TORONTO – Kyle Turris played more than 20 minutes a night during the Ottawa Senators‘ surprising run to the Eastern Conference final last spring. He scored a huge overtime winner in Round 2 against the Rangers, and had no clue that his time was running short with the organization.
“No, not at all. No. It didn’t cross my mind at all,” he said Wednesday.
On the cusp of his first game back in the nation’s capital since being traded away from the Senators, Turris continually tried to steer the conversation back to the good days in Ottawa. He didn’t have any interest in rehashing the failed talks on a contract extension last summer that ultimately paved his way out of town – not after causing an uproar in December when he told reporters that Senators owner Eugene Melnyk stood in the way of management’s desire to sign him.
Turris agreed to a $36-million, six-year extension as part of the Nov. 5 trade that sent him to Nashville – terms that Senators GM Pierre Dorion has said were never on the table during their discussions.
It’s been speculated that the 28-year-old centre wouldn’t budge off his ask of $7-million per year from Ottawa, but he declined to address those reports.
“I’m just going to stay away from saying anything anymore because I unintentionally may stir something up,” said Turris, referencing the comments he made to reporters in Vancouver about Melnyk. “So I’m just going to stay away from saying anything. I’m sorry.”
There are clearly still some raw feelings about a breakup that probably could have been avoided.
Turris and his wife, Julie, loved living in Ottawa. They started a family there and were heavily involved in local charities and the community. He remains close with several Senators players and said he feels bad for the way this season has played out for them.
He’s particularly sympathetic to captain Erik Karlsson, who has been mentioned prominently in trade speculation with potential free agency looming in 2019.
“He’s one of the best players in the world and it’s been a frustrating year for him,” said Turris. “He’s a great leader. To have the team going through what they’re going through I think is tough and frustrating, and it’s a tough situation for him with all of the rumours going around about him.
“So, yeah, it’s just altogether a tough situation but he handles things well.”
Turris left Ottawa before things truly went sideways – the Sens were 6-3-5 at the time of the trade – and he’s produced more points than his replacement Matt Duchene (23-20) since it went down.
In Nashville, he’s landed with an organization that believes it got closer to championship contention by acquiring him. They are right at the top of the Western Conference.
“The depth of our team [got] better, the power-play units [got] better, so he brings a lot to the table,” said coach Peter Laviolette.

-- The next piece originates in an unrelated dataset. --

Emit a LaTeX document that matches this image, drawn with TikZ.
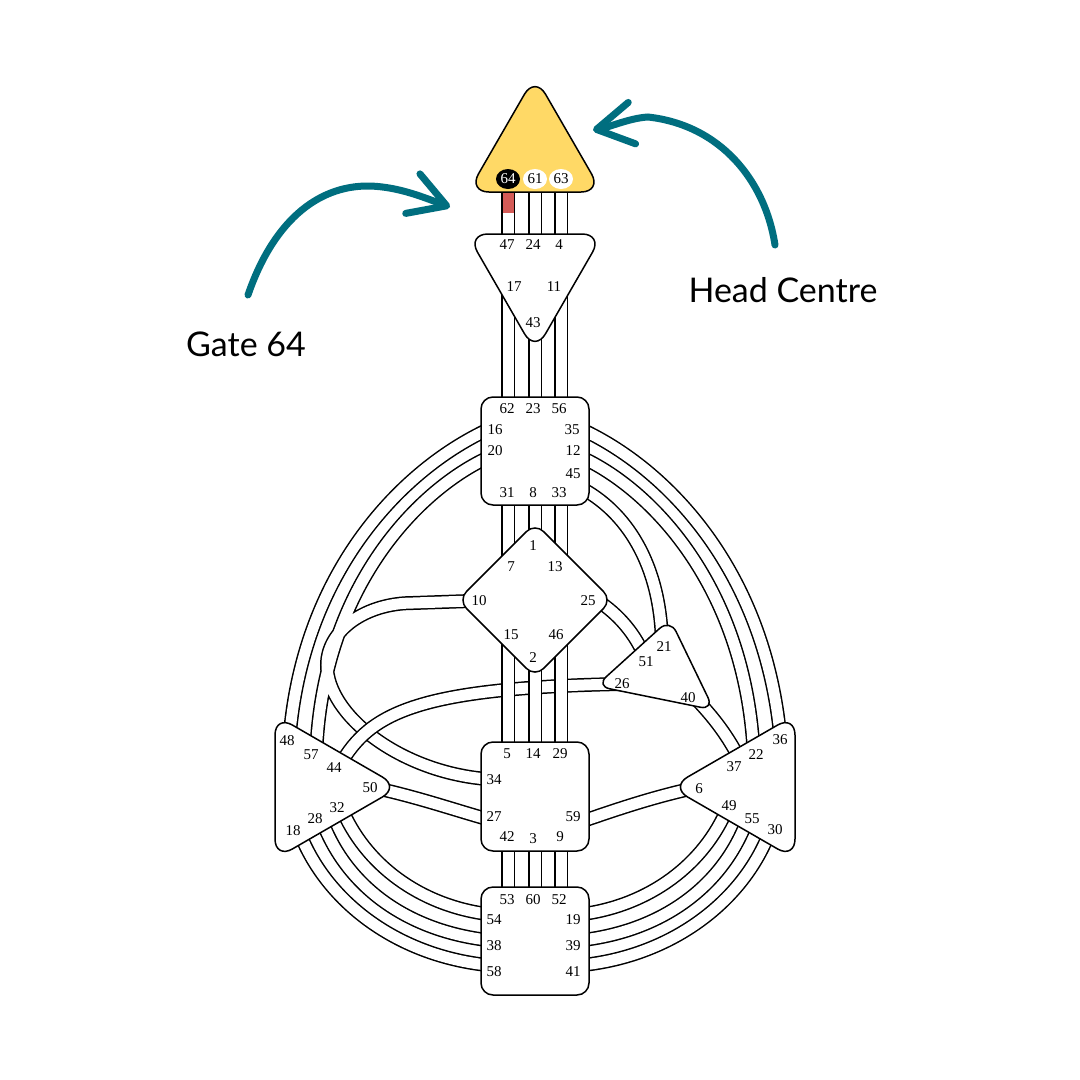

With his wife and three kids now comfortable in their new Nashville surroundings, the present and future is bright. Even still, Turris will likely take a quick moment or two to reflect on the past when he’s back in Ottawa to face the Senators on Thursday night.
He’s guessing the visit will include some playful back-and-forth will old teammates.
“Yeah, I’m buddies with them,” said Turris. “I’m sure I’ll be talking to [Karlsson] and [Mark Stone] and [Mark Borowiecki] and some of the guys. When you get on the ice it’s a game and it’s competitive and it’ll be fun at the same time.”
As for the fans, he’s not sure what to expect. He had hoped to stay in the city long term and didn’t have any say in the decision to trade him out of town.
There’s bound to be some mixed emotions when he skates out on the ice at Canadian Tire Centre and looks up in the stands.
“I hope it’s a good [reaction],” said Turris. “I have so many good memories that I was lucky to share with a packed building all the time. So it was a lot of fun, and I’m looking forward to tomorrow night.”